Sure, but up to this day stores are also still selling GeForce FX 5200's... That's of course the other extreme, but the point is that there's a wide variety of graphics hardware, both in performance and features (even among gamers over 20% is still stuck with DX9 hardware). Computing things on the CPU is far more reliable. SSE2 support is practically 100% and they all have enough juice to run a wide range of Windows applications.

Regardless of whether or not Intel's IGPs support OpenCL today, it's not really going to help adoption of hardware OpenCL. It's still goint to take at least half a decade before the majority of installed GPUs will have the features and performance that make OpenCL worth the trouble.

Also, OpenCL 1.0 is rubbish compared to OpenCL 1.1, and even the latter still has too many valuable extensions which are optional. It's hardly a mature API and still needs to settle. And the baseline GPU architectures have a long way to go to meet and exceed the capabilities of CPUs for that to happen.

So you say intel GPU's should not support openCL because it's not currently supported by intel's GPU's? quite a circular logic.

No, I'm saying there is no need to support hardware OpenCL yet because they have a robust alternative.
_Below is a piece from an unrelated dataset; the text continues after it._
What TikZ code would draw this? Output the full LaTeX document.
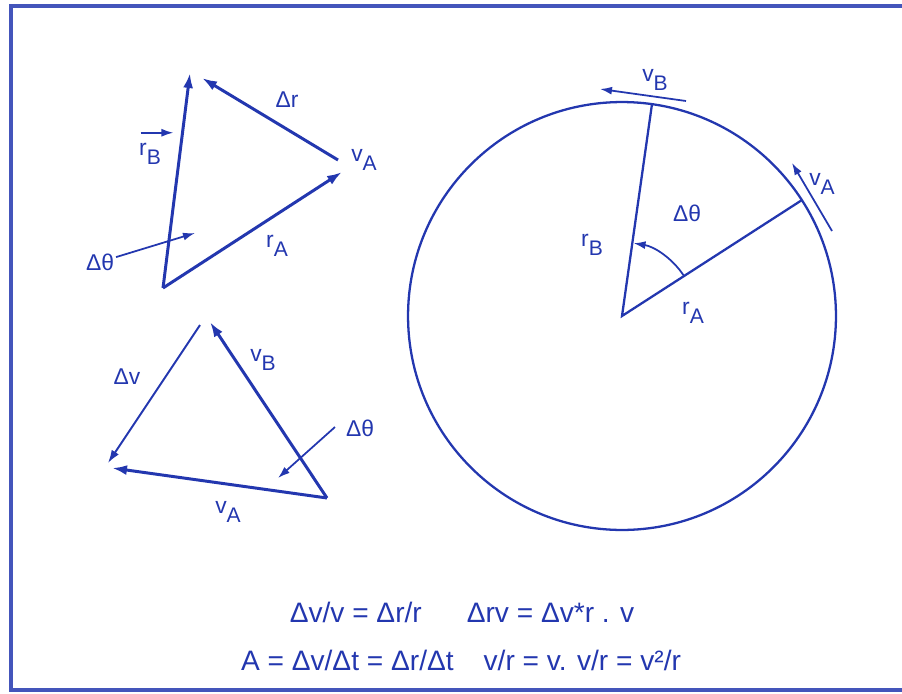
\documentclass[tikz,border=0pt]{standalone}
\usepackage{fontspec}
\setmainfont{Liberation Sans}
\usetikzlibrary{arrows.meta}
\definecolor{ink}{RGB}{35,55,175}
\newcommand{\sbs}[1]{\raisebox{-0.7ex}{\fontsize{12}{12}\selectfont #1}}
\tikzset{
  vec/.style={draw=ink, -{Latex[length=3mm,width=2mm]}, line width=1.7pt},
  midvec/.style={draw=ink, -{Latex[length=2.6mm,width=1.7mm]}, line width=1.1pt},
  thinvec/.style={draw=ink, -{Latex[length=2.4mm,width=1.6mm]}, line width=1pt},
  seg/.style={draw=ink, line width=1.3pt},
  lbl/.style={text=ink, inner sep=1pt, font=\fontsize{13}{15}\selectfont},
  eqn/.style={text=ink, inner sep=0pt, font=\fontsize{16}{19}\selectfont},
  frame/.style={draw=ink!85, line width=1.8pt}
}
\begin{document}
\begin{tikzpicture}[x=0.02cm, y=-0.02cm]
\useasboundingbox (0,0) rectangle (902,693);
\draw[frame] (908,6) -- (11,6) -- (11,690) -- (908,690);

\coordinate (o1) at (163,288);
\coordinate (b1) at (190,73);
\coordinate (a1) at (342,172);
\coordinate (a1t) at (338,160);
\coordinate (b1h) at (202,78);
\draw[vec] (o1) -- (b1);
\draw[vec] (o1) -- (a1);
\draw[vec] (a1t) -- (b1h);
\node[lbl] (dr) at (287,100) {Δr};
\node[lbl] (va1) at (364,160) {v\sbs{A}};
\node[lbl] (ra1) at (277,246) {r\sbs{A}};
\node[lbl] (rb1) at (150,154) {r\sbs{B}};
\draw[thinvec] ([xshift=2pt,yshift=5pt]rb1.north west) -- ([xshift=6pt,yshift=5pt]rb1.north east);
\node[lbl] (dth1) at (100,262) {Δθ};
\coordinate (dth1h) at (195,233);
\draw[thinvec] (dth1) -- (dth1h);

\coordinate (t2) at (200,325);
\coordinate (dvh) at (108,463);
\coordinate (o2) at (327,498);
\coordinate (vbh) at (210,322);
\coordinate (vah) at (112,468);
\draw[midvec] (t2) -- (dvh);
\draw[vec] (o2) -- (vbh);
\draw[vec] (o2) -- (vah);
\node[lbl] (dv) at (127,377) {Δv};
\node[lbl] (vb2) at (263,360) {v\sbs{B}};
\node[lbl] (va2) at (228,512) {v\sbs{A}};
\node[lbl] (dth2) at (360,428) {Δθ};
\coordinate (dth2t) at (335,427);
\coordinate (dth2h) at (278,478);
\draw[thinvec] (dth2t) -- (dth2h);

\coordinate (c) at (622,316);
\coordinate (pb) at (652,104);
\coordinate (pa) at (802,200);
\draw[seg] (c) circle[radius=4.28cm];
\draw[seg] (pb) -- (c) -- (pa);
\coordinate (vbt) at (686,101);
\coordinate (vbh3) at (600,89);
\coordinate (vat) at (832,231);
\coordinate (vah3) at (792,163);
\draw[thinvec] (vbt) -- (vbh3);
\draw[thinvec] (vat) -- (vah3);
\draw[thinvec] (684,276) arc[start angle=33, end angle=81, radius=1.48cm];
\node[lbl] (vb3) at (655,80) {v\sbs{B}};
\node[lbl] (va3) at (822,184) {v\sbs{A}};
\node[lbl] (dth3) at (687,213) {Δθ};
\node[lbl] (rb3) at (592,245) {r\sbs{B}};
\node[lbl] (ra3) at (693,313) {r\sbs{A}};

\node[eqn] (eq1) at (462,612) {Δv/v = Δr/r\hspace{0.9cm}Δrv = Δv*r . v};
\node[eqn] (eq2) at (461,660) {A = Δv/Δt = Δr/Δt\hspace{0.6cm}v/r = v. v/r = v²/r};
\end{tikzpicture}
\end{document}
The average GPGPU application only runs faster than an optimized software solution when running on a high-end GPU. GPUs (in particular low-end) need to widen the gap much further, but it doesn't look like that's going to happen. All GPUs need to have double-precision support, debugging features and a cached unified addressing space before application developers will touch OpenCL with a ten foot pole. And adding these features to low-end GPUs means there's a lower transistor budget for raw performance. CPUs already have all the programmability features, and will increase their computing performance with AVX and FMA. This convergence doens't work in OpenCL's favor.

Quad-core Sandy Bridge may theoretically do 200 SP gflops when running at >3 GHz but most laptops will be having dual-core chips running at 2.5 GHz. We are talking about 80 theoretical SP gflops then.

Nvidia's new integrated chip(found in 13" macbooks and mac mini) can do about 150 gflops, and does it with much lower power consumption. And that's still based on last-generation tech, not fermi.

That's great, but those laptops are brand spanking new so they don't represent the average system in use today. But even then, twice the (SP) GFLOPS is not nearly enough to convince the average developer to invest in OpenCL programming.

Point-in-case, dual-core CPUs are being sold for half a decade now, but multi-threaded application development is only barely starting to become mainstream. And threading is child's play compared to making use of OpenCL (and achieving a speedup). The only application developers who invest a bit more in performance are game developers. And they need these low-end GPUs to do graphics, not to waste any GFLOPS on generic computing!

The major reason Intel does not do openCL drivers is because Intel don't want openCL to succeed; As long as most software cannot execute their dsp-style code in GPU, people need intel's bigger, more powerful, more expensive CPU's to run their video and image processing software.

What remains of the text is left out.